◆ Supplied material ◆
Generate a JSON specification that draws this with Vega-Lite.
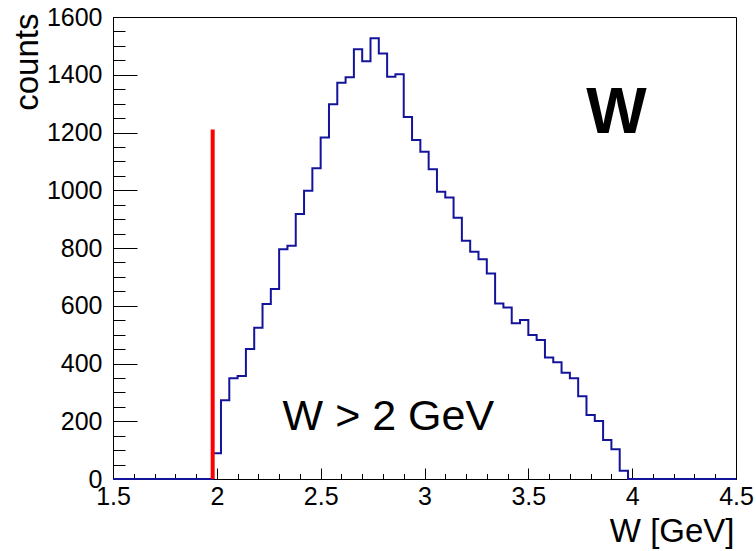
{
  "$schema": "https://vega.github.io/schema/vega-lite/v6.json",
  "width": 623,
  "height": 462,
  "autosize": {"type": "none"},
  "padding": {"left": 113, "top": 17, "right": 20, "bottom": 72},
  "background": "white",
  "config": {"view": {"stroke": "black", "strokeWidth": 1}, "font": "Liberation Sans"},
  "resolve": {"axis": {"x": "independent", "y": "independent"}},
  "layer": [
    {
      "data": {"values": [
        {"w": 1.50, "counts": 0}, {"w": 1.54, "counts": 0}, {"w": 1.58, "counts": 0}, {"w": 1.62, "counts": 0},
        {"w": 1.66, "counts": 0}, {"w": 1.70, "counts": 0}, {"w": 1.74, "counts": 0}, {"w": 1.78, "counts": 0},
        {"w": 1.82, "counts": 0}, {"w": 1.86, "counts": 0}, {"w": 1.90, "counts": 0}, {"w": 1.94, "counts": 0},
        {"w": 1.98, "counts": 89}, {"w": 2.02, "counts": 273}, {"w": 2.06, "counts": 349}, {"w": 2.10, "counts": 357},
        {"w": 2.14, "counts": 450}, {"w": 2.18, "counts": 524}, {"w": 2.22, "counts": 606}, {"w": 2.26, "counts": 658},
        {"w": 2.30, "counts": 796}, {"w": 2.34, "counts": 808}, {"w": 2.38, "counts": 918}, {"w": 2.42, "counts": 998},
        {"w": 2.46, "counts": 1076}, {"w": 2.50, "counts": 1183}, {"w": 2.54, "counts": 1298}, {"w": 2.58, "counts": 1372},
        {"w": 2.62, "counts": 1391}, {"w": 2.66, "counts": 1488}, {"w": 2.70, "counts": 1447}, {"w": 2.74, "counts": 1526},
        {"w": 2.78, "counts": 1474}, {"w": 2.82, "counts": 1393}, {"w": 2.86, "counts": 1402}, {"w": 2.90, "counts": 1254},
        {"w": 2.94, "counts": 1174}, {"w": 2.98, "counts": 1133}, {"w": 3.02, "counts": 1073}, {"w": 3.06, "counts": 995},
        {"w": 3.10, "counts": 975}, {"w": 3.14, "counts": 905}, {"w": 3.18, "counts": 825}, {"w": 3.22, "counts": 787},
        {"w": 3.26, "counts": 761}, {"w": 3.30, "counts": 712}, {"w": 3.34, "counts": 608}, {"w": 3.38, "counts": 594},
        {"w": 3.42, "counts": 539}, {"w": 3.46, "counts": 551}, {"w": 3.50, "counts": 499}, {"w": 3.54, "counts": 481},
        {"w": 3.58, "counts": 421}, {"w": 3.62, "counts": 404}, {"w": 3.66, "counts": 368}, {"w": 3.70, "counts": 349},
        {"w": 3.74, "counts": 287}, {"w": 3.78, "counts": 222}, {"w": 3.82, "counts": 201}, {"w": 3.86, "counts": 135},
        {"w": 3.90, "counts": 103}, {"w": 3.94, "counts": 29}, {"w": 3.98, "counts": 0}, {"w": 4.02, "counts": 0},
        {"w": 4.06, "counts": 0}, {"w": 4.10, "counts": 0}, {"w": 4.14, "counts": 0}, {"w": 4.18, "counts": 0},
        {"w": 4.22, "counts": 0}, {"w": 4.26, "counts": 0}, {"w": 4.30, "counts": 0}, {"w": 4.34, "counts": 0},
        {"w": 4.38, "counts": 0}, {"w": 4.42, "counts": 0}, {"w": 4.46, "counts": 0}, {"w": 4.50, "counts": 0}
      ]},
      "mark": {"type": "line", "interpolate": "step-after", "color": "#14149b", "strokeWidth": 2},
      "encoding": {
        "x": {
          "field": "w", "type": "quantitative",
          "scale": {"domain": [1.5, 4.5], "nice": false, "zero": false},
          "axis": {
            "orient": "bottom",
            "title": "W [GeV]",
            "values": [1.5, 2, 2.5, 3, 3.5, 4, 4.5],
            "format": ".1~f",
            "tickSize": -11,
            "tickColor": "black",
            "grid": false,
            "labelPadding": 16,
            "labelFontSize": 25,
            "labelFont": "Liberation Sans",
            "labelColor": "black",
            "labelFlush": false,
            "labelOverlap": false,
            "domainColor": "black",
            "titleFont": "Liberation Sans",
            "titleFontSize": 33,
            "titleFontWeight": "normal",
            "titleColor": "black",
            "titleAlign": "right",
            "titleBaseline": "alphabetic",
            "titleX": 621,
            "titleY": 62
          }
        },
        "y": {
          "field": "counts", "type": "quantitative",
          "scale": {"domain": [0, 1600], "nice": false},
          "axis": {
            "orient": "left",
            "title": "counts",
            "values": [0, 200, 400, 600, 800, 1000, 1200, 1400, 1600],
            "format": "d",
            "tickSize": -24,
            "tickColor": "black",
            "grid": false,
            "labelPadding": 35,
            "labelFontSize": 25,
            "labelFont": "Liberation Sans",
            "labelColor": "black",
            "labelFlush": false,
            "labelOverlap": false,
            "domainColor": "black",
            "titleFont": "Liberation Sans",
            "titleFontSize": 33,
            "titleFontWeight": "normal",
            "titleColor": "black",
            "titleAngle": -90,
            "titleAlign": "right",
            "titleBaseline": "alphabetic",
            "titleX": -76,
            "titleY": -4
          }
        }
      }
    },
    {
      "data": {"values": [{"w": 1.98, "counts": 0, "top": 1210}]},
      "mark": {"type": "rule", "color": "#ff0000", "strokeWidth": 4},
      "encoding": {
        "x": {
          "field": "w", "type": "quantitative",
          "axis": {
            "orient": "bottom",
            "title": null,
            "values": [1.6, 1.7, 1.8, 1.9, 2.1, 2.2, 2.3, 2.4, 2.6, 2.7, 2.8, 2.9, 3.1, 3.2, 3.3, 3.4, 3.6, 3.7, 3.8, 3.9, 4.1, 4.2, 4.3, 4.4],
            "labels": false,
            "domain": false,
            "grid": false,
            "tickSize": -5.5,
            "tickColor": "black"
          }
        },
        "y": {
          "field": "counts", "type": "quantitative",
          "axis": {
            "orient": "left",
            "title": null,
            "values": [50, 100, 150, 250, 300, 350, 450, 500, 550, 650, 700, 750, 850, 900, 950, 1050, 1100, 1150, 1250, 1300, 1350, 1450, 1500, 1550],
            "labels": false,
            "domain": false,
            "grid": false,
            "tickSize": -12,
            "tickColor": "black"
          }
        },
        "y2": {"field": "top"}
      }
    },
    {
      "data": {"values": [{"w": 2.826, "counts": 170, "label": "W > 2 GeV"}]},
      "mark": {"type": "text", "font": "Liberation Sans", "fontSize": 43, "color": "black", "align": "center", "baseline": "alphabetic"},
      "encoding": {
        "x": {"field": "w", "type": "quantitative", "axis": null},
        "y": {"field": "counts", "type": "quantitative", "axis": null},
        "text": {"field": "label"}
      }
    },
    {
      "data": {"values": [{"w": 3.924, "counts": 1198, "label": "W"}]},
      "mark": {"type": "text", "font": "Liberation Sans", "fontSize": 64, "fontWeight": "bold", "color": "black", "align": "center", "baseline": "alphabetic"},
      "encoding": {
        "x": {"field": "w", "type": "quantitative", "axis": null},
        "y": {"field": "counts", "type": "quantitative", "axis": null},
        "text": {"field": "label"}
      }
    }
  ]
}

◆ Task goal ◆
Your task is to repeat the material above exactly, without its pictures.

◆ Reply ◆
Generate a JSON specification that draws this with Vega-Lite.
{
  "$schema": "https://vega.github.io/schema/vega-lite/v6.json",
  "width": 623,
  "height": 462,
  "autosize": {"type": "none"},
  "padding": {"left": 113, "top": 17, "right": 20, "bottom": 72},
  "background": "white",
  "config": {"view": {"stroke": "black", "strokeWidth": 1}, "font": "Liberation Sans"},
  "resolve": {"axis": {"x": "independent", "y": "independent"}},
  "layer": [
    {
      "data": {"values": [
        {"w": 1.50, "counts": 0}, {"w": 1.54, "counts": 0}, {"w": 1.58, "counts": 0}, {"w": 1.62, "counts": 0},
        {"w": 1.66, "counts": 0}, {"w": 1.70, "counts": 0}, {"w": 1.74, "counts": 0}, {"w": 1.78, "counts": 0},
        {"w": 1.82, "counts": 0}, {"w": 1.86, "counts": 0}, {"w": 1.90, "counts": 0}, {"w": 1.94, "counts": 0},
        {"w": 1.98, "counts": 89}, {"w": 2.02, "counts": 273}, {"w": 2.06, "counts": 349}, {"w": 2.10, "counts": 357},
        {"w": 2.14, "counts": 450}, {"w": 2.18, "counts": 524}, {"w": 2.22, "counts": 606}, {"w": 2.26, "counts": 658},
        {"w": 2.30, "counts": 796}, {"w": 2.34, "counts": 808}, {"w": 2.38, "counts": 918}, {"w": 2.42, "counts": 998},
        {"w": 2.46, "counts": 1076}, {"w": 2.50, "counts": 1183}, {"w": 2.54, "counts": 1298}, {"w": 2.58, "counts": 1372},
        {"w": 2.62, "counts": 1391}, {"w": 2.66, "counts": 1488}, {"w": 2.70, "counts": 1447}, {"w": 2.74, "counts": 1526},
        {"w": 2.78, "counts": 1474}, {"w": 2.82, "counts": 1393}, {"w": 2.86, "counts": 1402}, {"w": 2.90, "counts": 1254},
        {"w": 2.94, "counts": 1174}, {"w": 2.98, "counts": 1133}, {"w": 3.02, "counts": 1073}, {"w": 3.06, "counts": 995},
        {"w": 3.10, "counts": 975}, {"w": 3.14, "counts": 905}, {"w": 3.18, "counts": 825}, {"w": 3.22, "counts": 787},
        {"w": 3.26, "counts": 761}, {"w": 3.30, "counts": 712}, {"w": 3.34, "counts": 608}, {"w": 3.38, "counts": 594},
        {"w": 3.42, "counts": 539}, {"w": 3.46, "counts": 551}, {"w": 3.50, "counts": 499}, {"w": 3.54, "counts": 481},
        {"w": 3.58, "counts": 421}, {"w": 3.62, "counts": 404}, {"w": 3.66, "counts": 368}, {"w": 3.70, "counts": 349},
        {"w": 3.74, "counts": 287}, {"w": 3.78, "counts": 222}, {"w": 3.82, "counts": 201}, {"w": 3.86, "counts": 135},
        {"w": 3.90, "counts": 103}, {"w": 3.94, "counts": 29}, {"w": 3.98, "counts": 0}, {"w": 4.02, "counts": 0},
        {"w": 4.06, "counts": 0}, {"w": 4.10, "counts": 0}, {"w": 4.14, "counts": 0}, {"w": 4.18, "counts": 0},
        {"w": 4.22, "counts": 0}, {"w": 4.26, "counts": 0}, {"w": 4.30, "counts": 0}, {"w": 4.34, "counts": 0},
        {"w": 4.38, "counts": 0}, {"w": 4.42, "counts": 0}, {"w": 4.46, "counts": 0}, {"w": 4.50, "counts": 0}
      ]},
      "mark": {"type": "line", "interpolate": "step-after", "color": "#14149b", "strokeWidth": 2},
      "encoding": {
        "x": {
          "field": "w", "type": "quantitative",
          "scale": {"domain": [1.5, 4.5], "nice": false, "zero": false},
          "axis": {
            "orient": "bottom",
            "title": "W [GeV]",
            "values": [1.5, 2, 2.5, 3, 3.5, 4, 4.5],
            "format": ".1~f",
            "tickSize": -11,
            "tickColor": "black",
            "grid": false,
            "labelPadding": 16,
            "labelFontSize": 25,
            "labelFont": "Liberation Sans",
            "labelColor": "black",
            "labelFlush": false,
            "labelOverlap": false,
            "domainColor": "black",
            "titleFont": "Liberation Sans",
            "titleFontSize": 33,
            "titleFontWeight": "normal",
            "titleColor": "black",
            "titleAlign": "right",
            "titleBaseline": "alphabetic",
            "titleX": 621,
            "titleY": 62
          }
        },
        "y": {
          "field": "counts", "type": "quantitative",
          "scale": {"domain": [0, 1600], "nice": false},
          "axis": {
            "orient": "left",
            "title": "counts",
            "values": [0, 200, 400, 600, 800, 1000, 1200, 1400, 1600],
            "format": "d",
            "tickSize": -24,
            "tickColor": "black",
            "grid": false,
            "labelPadding": 35,
            "labelFontSize": 25,
            "labelFont": "Liberation Sans",
            "labelColor": "black",
            "labelFlush": false,
            "labelOverlap": false,
            "domainColor": "black",
            "titleFont": "Liberation Sans",
            "titleFontSize": 33,
            "titleFontWeight": "normal",
            "titleColor": "black",
            "titleAngle": -90,
            "titleAlign": "right",
            "titleBaseline": "alphabetic",
            "titleX": -76,
            "titleY": -4
          }
        }
      }
    },
    {
      "data": {"values": [{"w": 1.98, "counts": 0, "top": 1210}]},
      "mark": {"type": "rule", "color": "#ff0000", "strokeWidth": 4},
      "encoding": {
        "x": {
          "field": "w", "type": "quantitative",
          "axis": {
            "orient": "bottom",
            "title": null,
            "values": [1.6, 1.7, 1.8, 1.9, 2.1, 2.2, 2.3, 2.4, 2.6, 2.7, 2.8, 2.9, 3.1, 3.2, 3.3, 3.4, 3.6, 3.7, 3.8, 3.9, 4.1, 4.2, 4.3, 4.4],
            "labels": false,
            "domain": false,
            "grid": false,
            "tickSize": -5.5,
            "tickColor": "black"
          }
        },
        "y": {
          "field": "counts", "type": "quantitative",
          "axis": {
            "orient": "left",
            "title": null,
            "values": [50, 100, 150, 250, 300, 350, 450, 500, 550, 650, 700, 750, 850, 900, 950, 1050, 1100, 1150, 1250, 1300, 1350, 1450, 1500, 1550],
            "labels": false,
            "domain": false,
            "grid": false,
            "tickSize": -12,
            "tickColor": "black"
          }
        },
        "y2": {"field": "top"}
      }
    },
    {
      "data": {"values": [{"w": 2.826, "counts": 170, "label": "W > 2 GeV"}]},
      "mark": {"type": "text", "font": "Liberation Sans", "fontSize": 43, "color": "black", "align": "center", "baseline": "alphabetic"},
      "encoding": {
        "x": {"field": "w", "type": "quantitative", "axis": null},
        "y": {"field": "counts", "type": "quantitative", "axis": null},
        "text": {"field": "label"}
      }
    },
    {
      "data": {"values": [{"w": 3.924, "counts": 1198, "label": "W"}]},
      "mark": {"type": "text", "font": "Liberation Sans", "fontSize": 64, "fontWeight": "bold", "color": "black", "align": "center", "baseline": "alphabetic"},
      "encoding": {
        "x": {"field": "w", "type": "quantitative", "axis": null},
        "y": {"field": "counts", "type": "quantitative", "axis": null},
        "text": {"field": "label"}
      }
    }
  ]
}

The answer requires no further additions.